Cerebrospinal fluid analysis insufficient to rule out meningitis in older infants
Click Here to Manage Email Alerts
Cerebrospinal fluid analysis should be used to rule out bacterial meningitis in infants aged 21 days and younger or are not well-appearing, according to study findings.
Elena Martinez, MD, of the pediatric ED at Cruces University Hospital in Spain, and colleagues additionally recommend the reevaluation of utilizing laboratory tests alone for the systematic performance of lumbar punctures in well-appearing infants aged older than 21 days.
“Classical criteria differ when performing cerebrospinal fluid analysis in infants younger than 90 days with fever without a source,” Martinez and colleagues wrote. “Our objectives were to analyze the prevalence and microbiology of bacterial meningitis in this group and its prevalence in relation to clinical and laboratory risk factors.”
The substudy included data from a prospective registry of 2,362 infants aged younger than 90 days with fever without a source treated in the pediatric ED of a tertiary teaching hospital between September 2003 and August 2013. The researchers defined well-appearing infants as those with normal findings, based on the pediatric assessment triangle of “appearance, work of breathing and circulation to skin.”
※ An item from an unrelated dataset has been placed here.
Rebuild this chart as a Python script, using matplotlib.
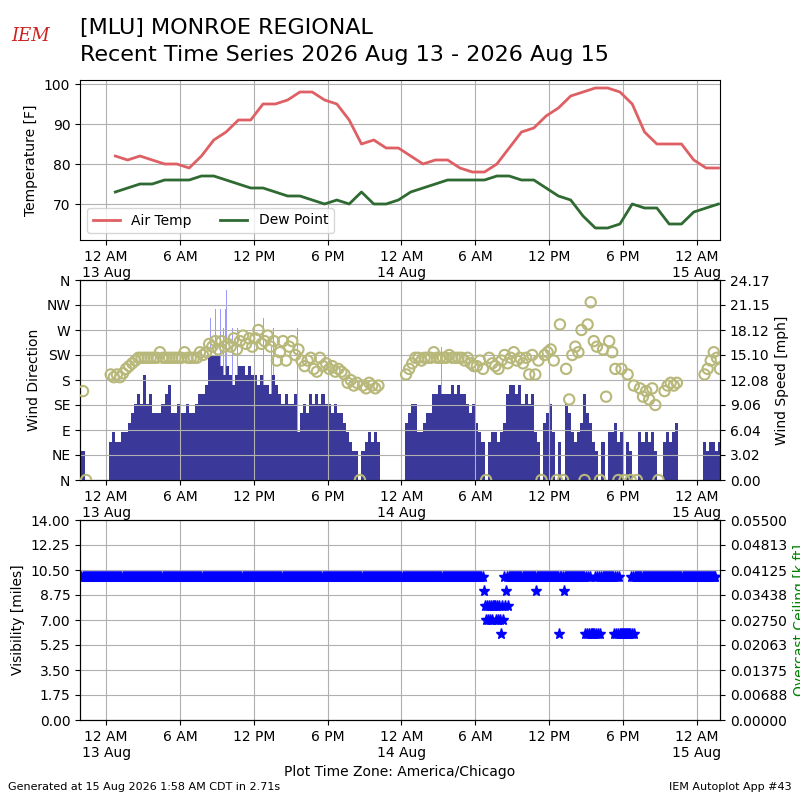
import numpy as np
import matplotlib
matplotlib.use('Agg')
import matplotlib.pyplot as plt

# hours since 13 Aug 2026 00:00 CDT
# hourly temperature obs, first one ~00:45
temp_start = 0.75
air_temp = [82, 81, 82, 81, 80, 80, 79, 82, 86, 88, 91, 91, 95, 95, 96, 98, 98, 96,
            95, 91, 85, 86, 84, 84, 82, 80, 81, 81, 79, 78, 78, 80, 84, 88, 89, 92,
            94, 97, 98, 99, 99, 98, 95, 88, 85, 85, 85, 81, 79, 79]
dew_point = [73, 74, 75, 75, 76, 76, 76, 77, 77, 76, 75, 74, 74, 73, 72, 72, 71, 70,
             71, 70, 73, 70, 70, 71, 73, 74, 75, 76, 76, 76, 76, 77, 77, 76, 76, 74,
             72, 71, 67, 64, 64, 65, 70, 69, 69, 65, 65, 68, 69, 70]

# wind in 15 minute slots [knots], first slot 12 Aug 22:00
wind_start = -2.0
wspd_aug12 = [3, 0, None, None, None, None, None, None]
wspd_aug13 = [None, 4, 5, 4, 4, 5, 5, 6, 7, 8, 9, 8, 11, 8, 9, 7,
              7, 7, 8, 9, 10, 7, 7, 8, 7, 7, 8, 7, 7, 8, 9, 9,
              10, 13, 13, 13, 13, 12, 11, 12, 11, 10, 11, 12, 12, 11, 12, 11,
              11, 10, 11, 10, 10, 9, 11, 10, 9, 8, 9, 8, 8, 9, 5, 7,
              8, 7, 9, 8, 9, 8, 9, 8, 8, 7, 8, 7, 7, 6, 5, 4,
              3, 3, 0, 3, 4, 5, 4, 5, 4, None, None, None, None, None, None, None]
wspd_aug14 = [None, 6, 7, 8, 8, 5, 5, 6, 7, 7, 9, 9, 10, 9, 9, 9,
              10, 9, 10, 9, 9, 8, 7, 8, 6, 5, 4, 0, 4, 5, 5, 4,
              5, 6, 9, 10, 10, 9, 10, 8, 9, 8, 9, 5, 4, 0, 6, 7,
              8, 5, 0, 4, 0, 8, 7, 5, 4, 5, 6, 9, 7, 6, 4, 3,
              0, 4, 0, 5, 5, 6, 4, 5, 0, 4, 3, 0, 0, 5, 4, 5,
              4, 5, 3, 0, None, 4, 5, 4, 5, 6, None, None, None, None, None, None]
wspd_aug15 = [None, None, 4, 3, 4, 4, 3, 4]

wdir_aug12 = [160, 0, None, None, None, None, None, None]
wdir_aug13 = [None, 190, 185, 190, 185, 192, 200, 205, 210, 215, 220, 220, 220, 220, 220, 220,
              220, 230, 220, 220, 220, 220, 220, 220, 220, 230, 220, 220, 220, 220, 230, 225,
              230, 245, 240, 250, 235, 250, 240, 245, 240, 255, 235, 250, 260, 245, 255, 240,
              255, 270, 245, 250, 260, 240, 250, 215, 230, 250, 215, 240, 250, 225, 235, 215,
              205, 215, 220, 200, 195, 220, 205, 210, 200, 205, 195, 200, 195, 190, 175, 180,
              170, 175, 0, 170, 165, 175, 170, 165, 170, None, None, None, None, None, None, None]
wdir_aug14 = [None, 190, 200, 210, 220, 220, 215, 220, 220, 220, 230, 220, 220, 220, 220, 225,
              220, 220, 220, 220, 215, 220, 210, 205, 205, 215, 200, 0, 220, 210, 205, 200,
              215, 225, 210, 220, 230, 215, 220, 210, 220, 190, 225, 190, 215, 0, 225, 230,
              235, 215, 0, 280, 0, 200, 145, 225, 240, 230, 270, 0, 280, 320, 250, 240,
              0, 235, 150, 250, 230, 200, 0, 200, 0, 190, 0, 170, 0, 165, 150, 160,
              145, 165, 135, 0, None, 160, 170, 175, 170, 175, None, None, None, None, None, None]
wdir_aug15 = [None, None, 190, 200, 215, 230, 220, 200]

# gusts [knots]
gust_hours = [8.46, 8.86, 9.32, 9.54, 9.68, 9.81, 10.27, 10.68, 12.78, 13.43, 13.59, 15.54, 27.24]
gust_kt = [17, 18, 18, 16, 18, 20, 16, 16, 17, 14, 16, 16, 14]

# visibility [miles], 5 minute steps from 12 Aug 22:00 as (value, count) runs
vis_start = -2.0
vis_vals = [10, 9, 8, 7, 8, 7, 8, 7, 8, 7, 8, 7, 8, 7, 8, 7, 6, 8, 7, 10, 8, 9, 10, 8,
            10, 9, 10, 6, 10, 9, 10,
            6, 10, 6, 10, 6, 10, 6, 10, 6, 10, 6, 10, 6, 10,
            6, 10, 6, 10, 6, 10, 6, 10, 6, 10, 6, 10]
vis_steps = [392, 1, 1, 1, 1, 1, 1, 1, 1, 1, 3, 1, 1, 1, 1, 1, 1, 1, 1, 1, 1, 1, 1, 1,
             26, 1, 22, 1, 3, 1, 20,
             1, 1, 1, 1, 1, 1, 4, 1, 1, 1, 1, 1, 1, 12,
             1, 1, 1, 1, 1, 1, 11, 1, 1, 1, 1, 79]

KT2MPH = 1.15078

spd = np.array(wspd_aug12 + wspd_aug13 + wspd_aug14 + wspd_aug15, dtype=float) * KT2MPH
wdir = np.array(wdir_aug12 + wdir_aug13 + wdir_aug14 + wdir_aug15, dtype=float)
t_wind = wind_start + np.arange(len(spd)) * 0.25
ok = ~np.isnan(spd)
gust = np.array(gust_kt) * KT2MPH

t_temp = temp_start + np.arange(len(air_temp))

vis = np.repeat(vis_vals, vis_steps)
t_vis = vis_start + np.arange(len(vis)) / 12.0

xlim = (-2.12, 49.88)
xticks = np.arange(0, 49, 6)
xlabels = ['12 AM\n13 Aug', '6 AM', '12 PM', '6 PM', '12 AM\n14 Aug',
           '6 AM', '12 PM', '6 PM', '12 AM\n15 Aug']

fig = plt.figure(figsize=(8, 8), dpi=100)

# temperature
ax1 = fig.add_axes([0.1, 0.7, 0.8, 0.2])
ax1.plot(t_temp, air_temp, color='#de6064', lw=2, label='Air Temp')
ax1.plot(t_temp, dew_point, color='#2f6a32', lw=2, label='Dew Point')
ax1.set_ylim(61, 101)
ax1.set_ylabel('Temperature [F]')
ax1.legend(loc='lower left', ncol=2)

# wind
ax2 = fig.add_axes([0.1, 0.4, 0.8, 0.25])
ax2b = ax2.twinx()
ax2b.bar(gust_hours, gust, width=0.08, color='#9a9aff', lw=0)
ax2b.bar(t_wind[ok], spd[ok], width=0.25, align='edge', color='#3a3898', lw=0)
ymax = gust.max() * 1.05
ax2b.set_ylim(0, ymax)
spd_ticks = np.linspace(0, ymax, 9)
ax2b.set_yticks(spd_ticks)
ax2b.set_yticklabels(['%.2f' % v for v in spd_ticks])
ax2b.set_ylabel('Wind Speed [mph]')
ax2.scatter(t_wind + 0.125, wdir, s=55, facecolors='none', edgecolors='#b8b87a',
            linewidths=1.5, zorder=3)
ax2.set_zorder(ax2b.get_zorder() + 1)
ax2.patch.set_visible(False)
ax2.set_ylim(0, 360)
ax2.set_yticks(range(0, 361, 45))
ax2.set_yticklabels(['N', 'NE', 'E', 'SE', 'S', 'SW', 'W', 'NW', 'N'])
ax2.set_ylabel('Wind Direction')

# visibility
ax3 = fig.add_axes([0.1, 0.1, 0.8, 0.25])
ax3.plot(t_vis, vis, ls='none', marker='*', ms=8, color='b')
ax3.set_ylim(0, 14)
vis_ticks = np.linspace(0, 14, 9)
ax3.set_yticks(vis_ticks)
ax3.set_yticklabels(['%.2f' % v for v in vis_ticks])
ax3.set_ylabel('Visibility [miles]')
ax3.set_xlabel('Plot Time Zone: America/Chicago')
ax3b = ax3.twinx()
ax3b.set_ylim(0, 0.055)
ceil_ticks = np.linspace(0, 0.055, 9)
ax3b.set_yticks(ceil_ticks)
ax3b.set_yticklabels(['%.5f' % (v + 1e-12) for v in ceil_ticks])
ax3b.set_ylabel('Overcast Ceiling [k ft]', color='g')

for ax in (ax1, ax2, ax3):
    ax.set_xlim(*xlim)
    ax.set_xticks(xticks)
    ax.set_xticklabels(xlabels)
    ax.grid(True)

fig.text(0.1, 0.965, '[MLU] MONROE REGIONAL', fontsize=16, va='center')
fig.text(0.1, 0.931, 'Recent Time Series 2026 Aug 13 - 2026 Aug 15', fontsize=16, va='center')
fig.text(0.038, 0.955, 'IEM', fontsize=13, color='#cc2222', family='serif',
         style='italic', ha='center', va='center')
fig.text(0.01, 0.012, 'Generated at 15 Aug 2026 1:58 AM CDT in 2.71s', fontsize=8)
fig.text(0.99, 0.012, 'IEM Autoplot App #43', fontsize=8, ha='right')

plt.savefig('out.png', dpi=100)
Twenty-seven percent of the cohort underwent lumbar puncture, with infants classified as not well-appearing (OR = 4.49; 95% CI, 2.83-7.15) and those aged 21 days or younger (OR = 9.14; 95% CI, 6.95-12.02) representing the majority (60.9% vs. 25.7% among well-appearing infants).
Of the 11 infants diagnosed with bacterial meningitis, nine were aged 21 days or younger (OR = 30.42; 95% CI, 6.13-204.6) and five were not well-appearing (OR = 23.06; 95% CI, 5.97-87.44). Isolated bacteria types included: Streptococcus agalactiae, Escherichia coli, Listeria monocytogenes, S. pneumoniae and Neisseria meningitidis.
Bacterial meningitis was not diagnosed in any of the 1,975 well-appearing infants aged older than 21 days, according to the researchers. There were no deaths; one case of motor developmental delay was diagnosed in a patient with meningitis associated with E. coli.
“In light of our results, the systematic analysis of cerebrospinal fluid on the basis of blood test results alone does not seem appropriate beyond the neonatal period in well-appearing infants younger than 90 days with [fever without a source],” the researchers concluded. – by Jennifer Southall
Disclosure: The researchers report no relevant financial disclosures.